PVP Conference Living Through the Unimaginable

Conference Overview (scroll down for full conference report)
A hybrid conference on 8 November 2025 brought together mental-health professionals to witness, discuss and respond to the genocide in Gaza, centring solidarity with Palestinian colleagues.

Conference Opening and Programme
The opening framed the day through poetry and introductory reflections, outlining a programme focused on Palestinian experience in the morning and professional reflection in the afternoon.

Morning Session: Voices from Palestine
Speakers introduced key themes of ongoing colonisation, trauma, fragmentation and the need to centre Palestinian narratives within mental-health discourse.

Yoa’d Ghanadry-Hakim’s Presentation
Her talk examined how continuous colonisation shapes Palestinian trauma and resilience, calling for decolonised clinical frameworks that foreground lived experience.

Conversation with Dr Abu-Jamei and Dr Mukhaimar
This session described the collapse of mental-health services in Gaza under genocide, the dominance of basic survival needs, and the necessity of context-aware support rather than conventional interventions.

Morning Plenary
The plenary considered genocide, erasure, institutional complicity and the ethical responsibility of professionals to reject neutrality and align with justice.
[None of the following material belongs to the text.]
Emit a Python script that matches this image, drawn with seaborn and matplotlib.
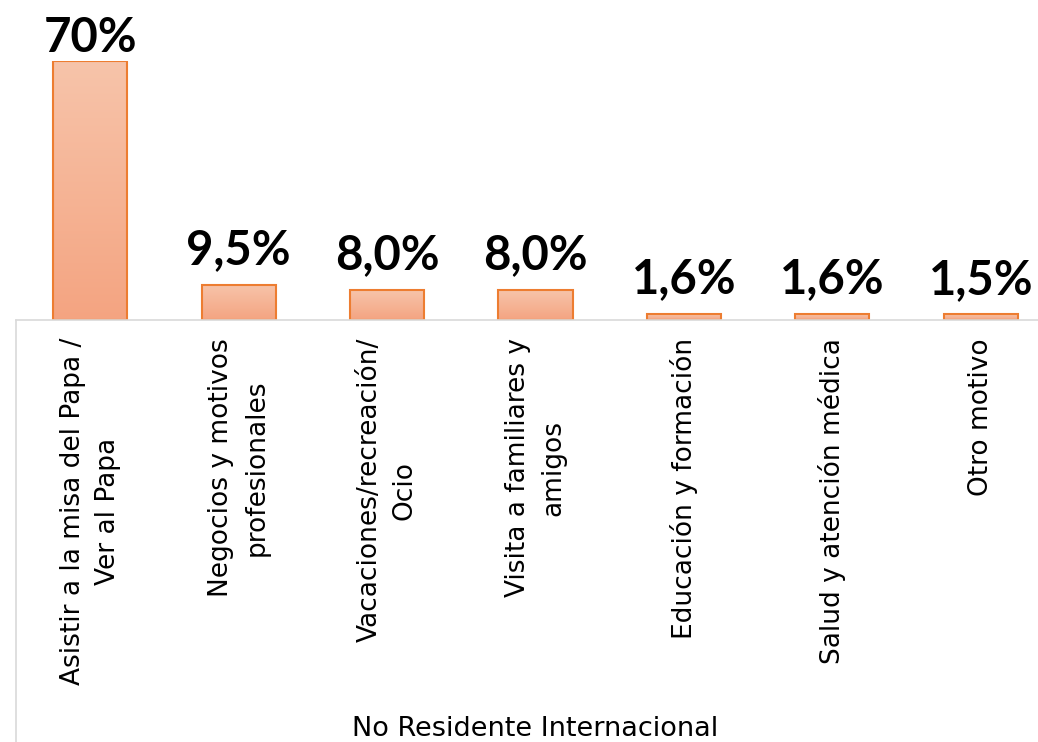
import numpy as np
import pandas as pd
import matplotlib
matplotlib.use("Agg")
import matplotlib.pyplot as plt
from matplotlib.colors import LinearSegmentedColormap
from matplotlib.lines import Line2D
import seaborn as sns

categories = [
    "Asistir a la misa del Papa /\nVer al Papa",
    "Negocios y motivos\nprofesionales",
    "Vacaciones/recreación/\nOcio",
    "Visita a familiares y\namigos",
    "Educación y formación",
    "Salud y atención médica",
    "Otro motivo",
]
values = [70.0, 9.5, 8.0, 8.0, 1.6, 1.6, 1.5]
value_labels = ["70%", "9,5%", "8,0%", "8,0%", "1,6%", "1,6%", "1,5%"]
axis_title = "No Residente Internacional"

sns.set_theme(style="white")
plt.rcParams["font.family"] = ["DejaVu Sans"]

W, H = 1038, 742
fig = plt.figure(figsize=(W / 100, H / 100), dpi=100)
ax = fig.add_axes([16 / W, (H - 320) / H, 1039 / W, 259 / H])

df = pd.DataFrame({"cat": categories, "val": values})
sns.barplot(data=df, x="cat", y="val", width=0.5, ax=ax,
            color="#F5B090", edgecolor="#ED7D31", linewidth=1.5)

cmap = LinearSegmentedColormap.from_list("g", ["#F4A481", "#F7C4AA"])
grad = np.linspace(0, 1, 256).reshape(-1, 1)
for p in ax.patches:
    x0, y0 = p.get_x(), p.get_y()
    w, h = p.get_width(), p.get_height()
    p.set_facecolor("none")
    im = ax.imshow(grad, cmap=cmap, origin="lower", aspect="auto",
                   extent=[x0, x0 + w, y0, y0 + h], zorder=p.get_zorder() - 0.1)
    im.set_clip_path(p)
ax.set_xlim(-0.5, 6.5)
ax.set_ylim(0, 70)

vmax = max(values)
for i, (v, lab) in enumerate(zip(values, value_labels)):
    # labels sit above the bar; the tallest one is pulled down to stay inside the figure
    off = 6.5 if v == vmax else 15
    ax.annotate(lab, (i, v), xytext=(0, off), textcoords="offset points",
                ha="center", va="baseline", fontsize=34, fontweight="bold",
                family="Lato", color="black", annotation_clip=False)

for s in ["top", "right", "left"]:
    ax.spines[s].set_visible(False)
ax.spines["bottom"].set_color("#D9D9D9")
ax.spines["bottom"].set_linewidth(1.2)
ax.set_yticks([])
ax.tick_params(axis="x", length=0, pad=13)
for t in ax.get_xticklabels():
    t.set_rotation(90)
    t.set_fontsize(19)
    t.set_linespacing(1.45)
    t.set_color("black")
ax.set_ylabel("")
ax.set_xlabel(axis_title, fontsize=19.5, color="black", va="top")
ax.xaxis.set_label_coords(0.5, (320 - 716) / 259)

fig.add_artist(Line2D([16 / W, 16 / W], [0, (H - 320) / H], color="#D9D9D9",
                      linewidth=1.2, transform=fig.transFigure))

fig.savefig("out.png", dpi=100)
Afternoon Session: Activism, Silencing and Professional Ethics
This session examined how UK mental-health professionals confront institutional silencing, reflecting on ethical obligations and the psychological impact of witnessing ongoing atrocities.

Lived Experience and Professional Understanding
Speakers highlighted the personal and institutional costs of speaking out on Palestine, exploring mechanisms of silencing, racialisation and moral injury within professional settings.

Plenary Discussion: Shared Experiences and Causes
Participants discussed widespread silencing, racism, Islamophobia and structural power dynamics that suppress Palestinian narratives across institutions.

Psychoanalytic, Psychotherapy and Clinical Dilemmas
This section addressed tensions between traditional therapeutic neutrality and the political realities of genocide, questioning how mental-health practice can respond ethically.

Anti-Semitism Discussion
Debate on antisemitism highlighted concerns about recentring discourse away from Palestinian experience and examined how definitions and accusations are used within institutional contexts.

Recommended Supports and Resources
The report summarised legal, organisational and peer-support avenues for practitioners navigating institutional pressure, along with suggested readings.

Next Steps
The conference proposed actions including sustained advocacy against genocide, institutional reform, strengthened networks and the creation of democratic spaces for Palestinian-centred dialogue.

Final Thoughts and Closing
Closing remarks emphasised continued activism, interprofessional solidarity and the importance of preserving spaces where Palestinian voices remain central.